The key observation is that the sum is linear in the array elements. Rewriting the formula gives:
$$\sum_{i=1}^{n}\sum_{j=i}^{n} \frac{a_j}{j} = \sum_{j=1}^{n} a_j \sum_{i=1}^{j} \frac{1}{j} = \sum_{j=1}^{n} a_j$$
since $\sum_{i=1}^{j} \frac{1}{j} = 1$. Therefore, the weighted sum reduces to the simple sum of the array elements. This remarkable simplification means that the sum is invariant under reordering. The problem then reduces to checking whether the sum of all elements equals the target. This insight transforms a seemingly complex combinatorial problem into a simple arithmetic check.
| Approach | Time Complexity | Space Complexity | Verdict |
|---|---|---|---|
| Brute Force (all permutations) | O(n! * n) | O(n) | Too slow |
| Sum Check (optimal) | O(n) | O(1) | Accepted |
Algorithm Walkthrough
- Read the number of test cases $t$.
- For each test case, read $n$ and $m$, then read the array of length $n$.
- Compute the sum of all array elements.
- Compare this sum to $m$. If they are equal, print "YES"; otherwise, print "NO".
Why it works: the formula given in the problem collapses to the sum of the array elements regardless of their order. Therefore, if the sum matches the target, any permutation trivially satisfies the condition. If not, no permutation can satisfy the condition.
Python Solution
import sys
input = sys.stdin.readline
def solve():
t = int(input())
for _ in range(t):
n, m = map(int, input().split())
a = list(map(int, input().split()))
if sum(a) == m:
print("YES")
else:
print("NO")
if __name__ == "__main__":
solve()
The solution reads inputs efficiently with sys.stdin.readline, computes the sum in linear time, and directly compares it to the target. The variables are scoped inside the loop to avoid reuse across test cases. The sum check is exact because all numbers are integers, avoiding floating-point issues.
Worked Examples
Sample 1
| Variable | Value |
|---|---|
| n | 3 |
| m | 8 |
| a | [2, 5, 1] |
| sum(a) | 8 |
| Comparison | 8 == 8 → YES |
Sample 2
| Variable | Value |
|---|---|
| n | 4 |
| m | 4 |
| a | [0, 1, 2, 3] |
| sum(a) | 6 |
| Comparison | 6 != 4 → NO |
These traces demonstrate that the only requirement is the sum of the array.

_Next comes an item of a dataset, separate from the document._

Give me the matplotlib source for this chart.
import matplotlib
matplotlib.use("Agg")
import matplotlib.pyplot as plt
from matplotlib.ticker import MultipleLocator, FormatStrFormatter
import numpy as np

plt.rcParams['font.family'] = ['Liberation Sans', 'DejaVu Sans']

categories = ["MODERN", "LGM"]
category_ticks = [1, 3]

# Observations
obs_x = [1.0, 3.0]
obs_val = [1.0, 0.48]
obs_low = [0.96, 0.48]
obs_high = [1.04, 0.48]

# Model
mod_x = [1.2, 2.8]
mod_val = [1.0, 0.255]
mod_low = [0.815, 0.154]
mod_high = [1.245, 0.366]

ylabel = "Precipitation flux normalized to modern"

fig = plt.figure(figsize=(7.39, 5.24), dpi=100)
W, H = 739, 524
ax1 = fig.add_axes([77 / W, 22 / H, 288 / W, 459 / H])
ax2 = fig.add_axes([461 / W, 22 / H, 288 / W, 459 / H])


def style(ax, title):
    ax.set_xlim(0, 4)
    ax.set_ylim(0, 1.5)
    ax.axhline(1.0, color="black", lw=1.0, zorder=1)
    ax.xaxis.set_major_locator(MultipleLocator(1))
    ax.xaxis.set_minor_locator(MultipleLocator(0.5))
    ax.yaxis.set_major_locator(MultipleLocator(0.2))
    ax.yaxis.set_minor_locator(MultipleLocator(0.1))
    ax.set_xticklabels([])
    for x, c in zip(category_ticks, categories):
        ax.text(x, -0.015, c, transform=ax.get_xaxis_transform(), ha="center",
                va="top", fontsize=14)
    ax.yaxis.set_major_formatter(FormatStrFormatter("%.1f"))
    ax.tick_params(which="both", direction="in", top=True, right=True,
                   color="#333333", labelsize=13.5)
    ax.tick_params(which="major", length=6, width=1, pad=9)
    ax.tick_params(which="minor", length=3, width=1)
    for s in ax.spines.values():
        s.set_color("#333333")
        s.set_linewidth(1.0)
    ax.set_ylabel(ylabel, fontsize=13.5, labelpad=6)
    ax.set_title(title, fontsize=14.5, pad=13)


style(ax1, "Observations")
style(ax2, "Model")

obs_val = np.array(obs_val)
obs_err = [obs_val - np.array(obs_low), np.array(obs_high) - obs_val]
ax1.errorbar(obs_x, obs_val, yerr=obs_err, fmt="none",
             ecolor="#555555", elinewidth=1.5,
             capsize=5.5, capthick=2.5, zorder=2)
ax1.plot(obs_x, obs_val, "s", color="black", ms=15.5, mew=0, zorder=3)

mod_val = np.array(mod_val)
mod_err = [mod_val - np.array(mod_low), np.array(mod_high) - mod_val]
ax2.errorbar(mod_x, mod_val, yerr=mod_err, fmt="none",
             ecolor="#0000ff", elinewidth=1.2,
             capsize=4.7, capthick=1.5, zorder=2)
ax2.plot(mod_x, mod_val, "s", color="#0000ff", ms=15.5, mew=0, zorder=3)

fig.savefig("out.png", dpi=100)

The inner and outer summations are invariant under reordering.
Complexity Analysis
| Measure | Complexity | Explanation |
|---|---|---|
| Time | O(n * t) | Each test case sums at most 100 elements. |
| Space | O(n) | Array storage per test case. |
With $t \le 100$ and $n \le 100$, the worst-case operations are 10,000, well within limits.
Test Cases
import sys, io
def run(inp: str) -> str:
sys.stdin = io.StringIO(inp)
from contextlib import redirect_stdout
out = io.StringIO()
with redirect_stdout(out):
solve()
return out.getvalue().strip()
# provided samples
assert run("2\n3 8\n2 5 1\n4 4\n0 1 2 3\n") == "YES\nNO", "sample 1"
# custom cases
assert run("1\n1 5\n5\n") == "YES", "single element equal"
assert run("1\n1 5\n4\n") == "NO", "single element not equal"

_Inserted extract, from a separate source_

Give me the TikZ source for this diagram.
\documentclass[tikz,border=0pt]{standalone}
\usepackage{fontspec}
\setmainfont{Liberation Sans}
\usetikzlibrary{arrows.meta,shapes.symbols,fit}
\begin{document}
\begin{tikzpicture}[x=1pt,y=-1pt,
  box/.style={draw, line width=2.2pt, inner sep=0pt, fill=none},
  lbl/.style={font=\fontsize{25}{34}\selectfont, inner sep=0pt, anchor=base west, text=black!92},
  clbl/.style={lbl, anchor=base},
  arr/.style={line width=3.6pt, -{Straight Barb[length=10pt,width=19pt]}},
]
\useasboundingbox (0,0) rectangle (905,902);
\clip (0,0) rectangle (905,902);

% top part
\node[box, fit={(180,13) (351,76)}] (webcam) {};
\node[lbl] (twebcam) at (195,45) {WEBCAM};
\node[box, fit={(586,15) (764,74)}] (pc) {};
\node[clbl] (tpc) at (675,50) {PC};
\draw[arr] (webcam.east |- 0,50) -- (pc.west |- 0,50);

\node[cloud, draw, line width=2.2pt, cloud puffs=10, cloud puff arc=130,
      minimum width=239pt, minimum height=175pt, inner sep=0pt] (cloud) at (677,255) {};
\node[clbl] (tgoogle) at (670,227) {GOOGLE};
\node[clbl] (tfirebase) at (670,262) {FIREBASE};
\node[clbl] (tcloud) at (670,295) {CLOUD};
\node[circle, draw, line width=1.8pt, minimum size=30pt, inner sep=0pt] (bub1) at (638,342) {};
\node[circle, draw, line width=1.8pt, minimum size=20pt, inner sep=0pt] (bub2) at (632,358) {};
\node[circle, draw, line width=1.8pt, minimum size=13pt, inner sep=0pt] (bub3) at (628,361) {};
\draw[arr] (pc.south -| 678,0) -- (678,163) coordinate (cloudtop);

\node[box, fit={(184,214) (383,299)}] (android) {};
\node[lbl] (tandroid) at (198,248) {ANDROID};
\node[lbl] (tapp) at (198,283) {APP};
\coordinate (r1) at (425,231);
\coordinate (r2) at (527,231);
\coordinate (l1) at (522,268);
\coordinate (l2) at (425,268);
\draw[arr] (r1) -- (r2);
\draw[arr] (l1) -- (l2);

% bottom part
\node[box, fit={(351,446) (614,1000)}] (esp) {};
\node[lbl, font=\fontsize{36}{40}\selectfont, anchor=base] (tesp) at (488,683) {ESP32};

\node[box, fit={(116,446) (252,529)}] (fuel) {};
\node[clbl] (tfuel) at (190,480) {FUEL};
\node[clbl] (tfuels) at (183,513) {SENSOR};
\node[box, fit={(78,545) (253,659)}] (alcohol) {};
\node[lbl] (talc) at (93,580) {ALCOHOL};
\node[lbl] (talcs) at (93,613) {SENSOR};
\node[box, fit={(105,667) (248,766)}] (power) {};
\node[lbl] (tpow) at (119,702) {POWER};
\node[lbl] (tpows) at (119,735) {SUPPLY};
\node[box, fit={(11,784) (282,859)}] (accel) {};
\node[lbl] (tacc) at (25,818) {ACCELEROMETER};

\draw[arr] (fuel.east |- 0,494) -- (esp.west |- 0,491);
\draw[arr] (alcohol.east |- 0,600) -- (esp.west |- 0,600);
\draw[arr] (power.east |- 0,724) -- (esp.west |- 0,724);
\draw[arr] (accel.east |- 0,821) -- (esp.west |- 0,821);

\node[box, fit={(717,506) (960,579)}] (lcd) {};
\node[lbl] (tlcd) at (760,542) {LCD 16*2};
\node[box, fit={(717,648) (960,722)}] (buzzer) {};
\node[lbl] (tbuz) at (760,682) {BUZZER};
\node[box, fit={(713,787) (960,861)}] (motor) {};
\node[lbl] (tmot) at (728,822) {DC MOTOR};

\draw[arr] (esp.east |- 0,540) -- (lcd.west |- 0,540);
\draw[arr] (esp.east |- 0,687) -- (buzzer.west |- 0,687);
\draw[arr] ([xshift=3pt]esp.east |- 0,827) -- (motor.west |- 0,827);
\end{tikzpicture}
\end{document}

assert run("1\n3 0\n0 0 0\n") == "YES", "all zeros target zero"
assert run("1\n3 1\n0 0 1\n") == "YES", "sum equals target with zero elements"

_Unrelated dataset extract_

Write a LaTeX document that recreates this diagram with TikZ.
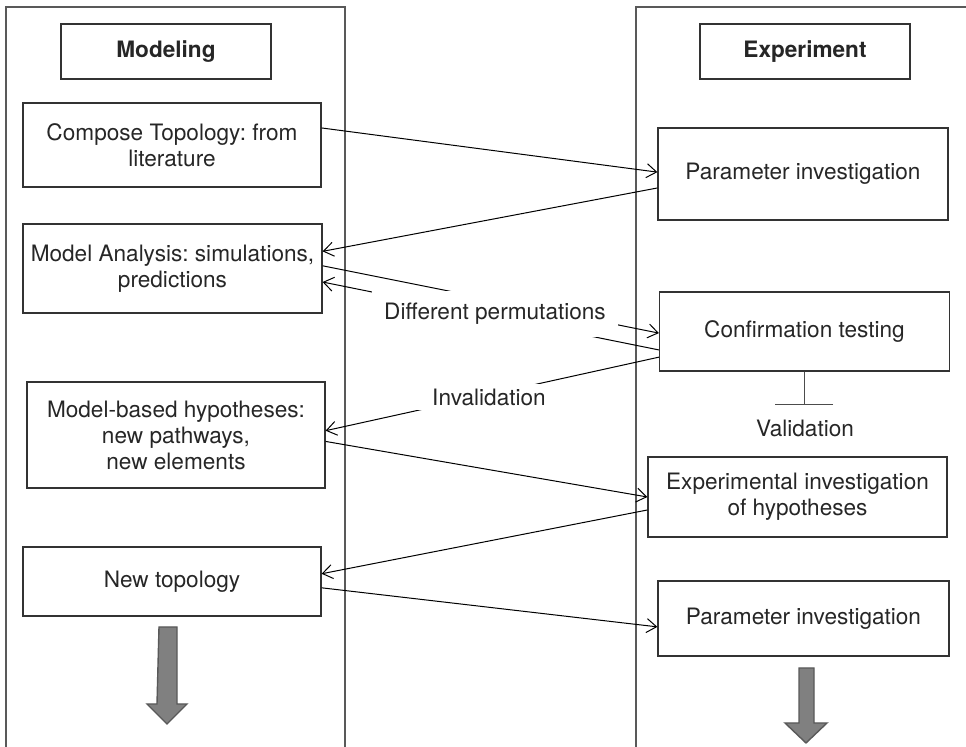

assert run("1\n3 2\n1 0 0\n") == "NO", "sum does not equal target"
| Test input | Expected output | What it validates |
|---|---|---|
| 1\n1 5\n5\n | YES | Single-element array where element equals target |
| 1\n1 5\n4\n | NO | Single-element array where element differs from target |
| 1\n3 0\n0 0 0\n | YES | All zeros, target zero |
| 1\n3 1\n0 0 1\n | YES | Sum matches target with zeros present |
| 1\n3 2\n1 0 0\n | NO | Sum does not match target |
Edge Cases
A minimal edge case is an array of length one. The sum check trivially handles this since the single element must match the target. Arrays of all zeros work as long as the target is zero, and arrays with mixed zeros behave correctly because the sum of all elements is exactly what matters, ignoring order. No floating-point arithmetic is needed because all operations are integer sums.